After more than 30 years with the school district, Miller said he has delivered a lot of bombshells.
School construction in south St. Petersburg displaced more than 150 homes, he said. He now is negotiating for 19 homes to clear space for a new high school in Largo.
The district does have power to exercise eminent domain, the forcible repossession of private property, Miller said, but rarely uses it. He could recall only two or three instances when a negotiation has failed to find common ground.
The basic idea still seems surreal to Stella and George Himonetos.
On Friday afternoon, workers were buzzing around their back yard at 525 N Levis Ave., erecting framing for a 900-square-foot addition.
"We started construction two or three months ago," said Stella Himonetos, 28. Her husband has taken off work to supervise the project to expand the family room and add a new master suite.

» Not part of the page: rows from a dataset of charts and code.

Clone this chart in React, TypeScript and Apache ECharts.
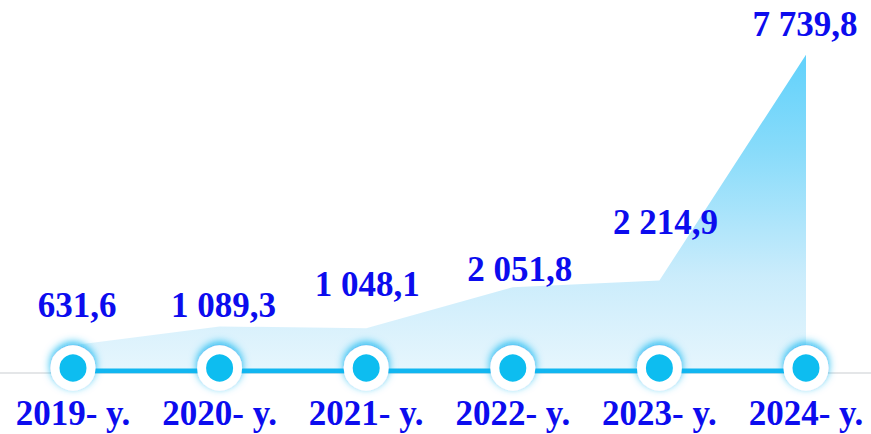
import React, { useEffect, useRef } from "react";
import * as echarts from "echarts";

const years = ["2019- y.", "2020- y.", "2021- y.", "2022- y.", "2023- y.", "2024- y."];
const values = [631.6, 1089.3, 1048.1, 2051.8, 2214.9, 7739.8];
const valueLabels = ["631,6", "1 089,3", "1 048,1", "2 051,8", "2 214,9", "7 739,8"];
const baseline = [0, 0, 0, 0, 0, 0];

export default function App() {
  const ref = useRef<HTMLDivElement>(null);
  useEffect(() => {
    if (!ref.current) return;
    const chart = echarts.init(ref.current, undefined, { renderer: "svg" });
    const labelShift: number[][] = [
      [4, -40], [4, -21], [1, -44], [7, -18], [6, -58], [-1, -30],
    ];
    const blue = "#0C0CEE";
    const font = "'Liberation Serif', 'Times New Roman', serif";
    chart.setOption({
      animation: false,
      backgroundColor: "#ffffff",
      grid: { left: 73, right: 65, top: 44, bottom: 63 },
      xAxis: {
        type: "category",
        data: years,
        boundaryGap: false,
        axisLine: { show: false },
        axisTick: { show: false },
        splitLine: { show: false },
        axisLabel: {
          interval: 0,
          margin: 28,
          color: blue,
          fontFamily: font,
          fontWeight: "bold",
          fontSize: 35,
          lineHeight: 28,
        },
      },
      yAxis: {
        type: "value",
        min: 0,
        max: 8000,
        show: false,
        splitLine: { show: false },
      },
      graphic: [
        {
          type: "line",
          z: -10,
          shape: { x1: 0, y1: 373, x2: 871, y2: 373 },
          style: { stroke: "#E4E6E8", lineWidth: 2 },
        },
      ],
      series: [
        {
          type: "line",
          data: values.map((v, i) => ({
            value: v,
            label: {
              offset: labelShift[i],
            },
          })),
          z: 2,
          symbol: "circle",
          symbolSize: 0.1,
          showSymbol: true,
          itemStyle: { color: "rgba(0,0,0,0)" },
          lineStyle: { width: 0 },
          areaStyle: {
            color: new echarts.graphic.LinearGradient(0, 0, 0, 1, [
              { offset: 0, color: "rgba(30,190,250,1)" },
              { offset: 0.3, color: "rgba(85,204,248,1)" },
              { offset: 0.7, color: "rgba(180,228,250,1)" },
              { offset: 1, color: "rgba(220,242,252,1)" },
            ]),
          },
          label: {
            show: true,
            position: "inside",
            formatter: (p: any) => valueLabels[p.dataIndex],
            color: blue,
            fontFamily: font,
            fontWeight: "bold",
            fontSize: 35,
          },
        },
        {
          type: "line",
          data: baseline,
          z: 5,
          symbol: "circle",
          symbolSize: 36,
          symbolOffset: [0, -3],
          lineStyle: { color: "#12B6F0", width: 5 },
          itemStyle: {
            color: "#0ABDF0",
            borderColor: "#ffffff",
            borderWidth: 9,
            shadowColor: "rgba(10,180,240,0.95)",
            shadowBlur: 9,
            shadowOffsetY: -3,
          },
          label: { show: false },
        },
      ],
    });
    return () => chart.dispose();
  }, []);
  return (
    <div
      ref={ref}
      style={{ position: "fixed", left: 0, top: 0, width: 871, height: 434 }}
    />
  );
}
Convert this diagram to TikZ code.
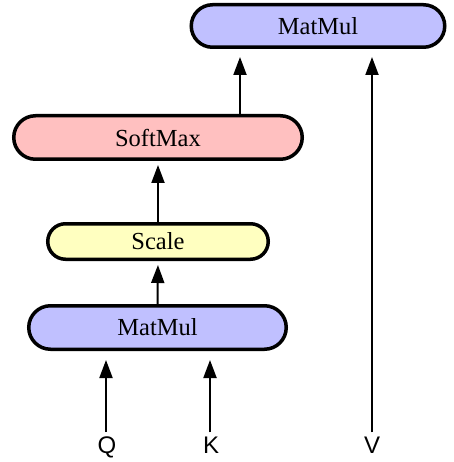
\documentclass[tikz,border=0pt]{standalone}
\usepackage{fontspec}
\setmainfont{Liberation Serif}
\newfontfamily\labelfont{Liberation Sans}
\usetikzlibrary{shapes.misc,arrows.meta}

\definecolor{opblue}{HTML}{C0C0FF}
\definecolor{oppink}{HTML}{FFC0C0}
\definecolor{opyellow}{HTML}{FFFFC0}

\tikzset{
  opbox/.style={rounded rectangle, draw=black, line width=3.5pt,
    inner sep=0pt, font=\fontsize{24.5}{28}\selectfont},
  flow/.style={line width=2pt, -{Triangle[length=18pt,width=13pt]}},
  inlabel/.style={inner sep=0pt, anchor=base, font=\labelfont\fontsize{24}{28}\selectfont}
}

\begin{document}
\begin{tikzpicture}[x=1pt,y=-1pt]
  \useasboundingbox (0,0) rectangle (453,462);

  % operation blocks
  \node[opbox, fill=opblue, minimum width=253.5pt, minimum height=42.5pt] (mmtop) at (318,26) {MatMul};
  \node[opbox, fill=oppink, minimum width=288.5pt, minimum height=43.5pt] (soft) at (158,137.5) {SoftMax};
  \node[opbox, fill=opyellow, minimum width=220.5pt, minimum height=35.5pt] (scale) at (158,241.5) {Scale};
  \node[opbox, fill=opblue, minimum width=257.5pt, minimum height=43.5pt] (mmbot) at (157.5,327.5) {MatMul};

  % inputs
  \node[inlabel] (q) at (107,453) {Q};
  \node[inlabel] (k) at (211,453) {K};
  \node[inlabel] (v) at (372,453) {V};

  % columns of the off-centre connectors
  \coordinate (cq) at (106,0);
  \coordinate (ck) at (210,0);
  \coordinate (cv) at (372,0);
  \coordinate (cs) at (240,0);

  % connectors
  \draw[flow, shorten <=4pt, shorten >=9pt] (q.north -| cq) -- (mmbot.south -| cq);
  \draw[flow, shorten <=4pt, shorten >=9pt] (k.north -| ck) -- (mmbot.south -| ck);
  \draw[flow, shorten <=4pt, shorten >=8pt] (v.north -| cv) -- (mmtop.south -| cv);
  \draw[flow, shorten >=4pt] (mmbot.north) -- (scale.south);
  \draw[flow, shorten >=4pt] (scale.north) -- (soft.south);
  \draw[flow, shorten >=8pt] (soft.north -| cs) -- (mmtop.south -| cs);
\end{tikzpicture}
\end{document}
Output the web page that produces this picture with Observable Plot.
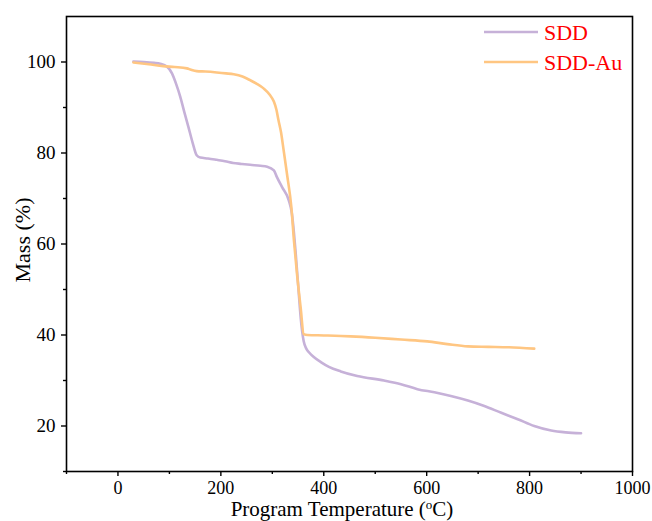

"I haven't even looked back there," she said. "It doesn't interest me because it's just going to be destroyed.
The news has been even more difficult for George Himonetos, 27, who has lived in the house since he was a year old.
"He doesn't believe it's going to happen," she said. "He's in complete denial."
She said George's elderly aunt, Katherine Houllis, who lives next door, also is in shock, devastated by the prospect of leaving the home she's had for more than 40 years. Stella said she and George purchased the house from his mother several years ago. They planned to stay and raise their 4-year-old son and 6-year-old daughter, who attends Tarpon Springs Elementary.
When school district officials announced plans for the new school last winter, Himonetos said she was thrilled.
She had been among the group of parents and teachers concerned about the health effects of the recurring breakouts of mold at the existing elementary school.
Reports of sick children and staff members led to the closing of the cafeteria and the library last fall. Nearly 20 of the 600 students transferred, but absentee rates and respiratory complaints continued. Crowding in the school already forced several classrooms into portable trailers scattered through the campus.
Ultimately district officials pushed up plans to replace the 54-year-old school two years earlier than scheduled.
New elementary schools typically require 12 to 15 acres. The school's current site measures only nine.
Preliminary plans for the new school call for the acquisition of 4.5 to 5 acres across N Levis Avenue. The school district also will ask the city to vacate Levis Avenue, Miller said.
The additional land will allow space for the new building with a capacity of 725 students.
During construction, students will use a temporary campus of portables at Tarpon Springs Middle School.
If everything goes as planned, the new school should open for fall semester 2008, said Miller.
And the Davises, the Himonetos family, Karen Satmary and her three children, the whole tight-knit neighborhood, will be long gone.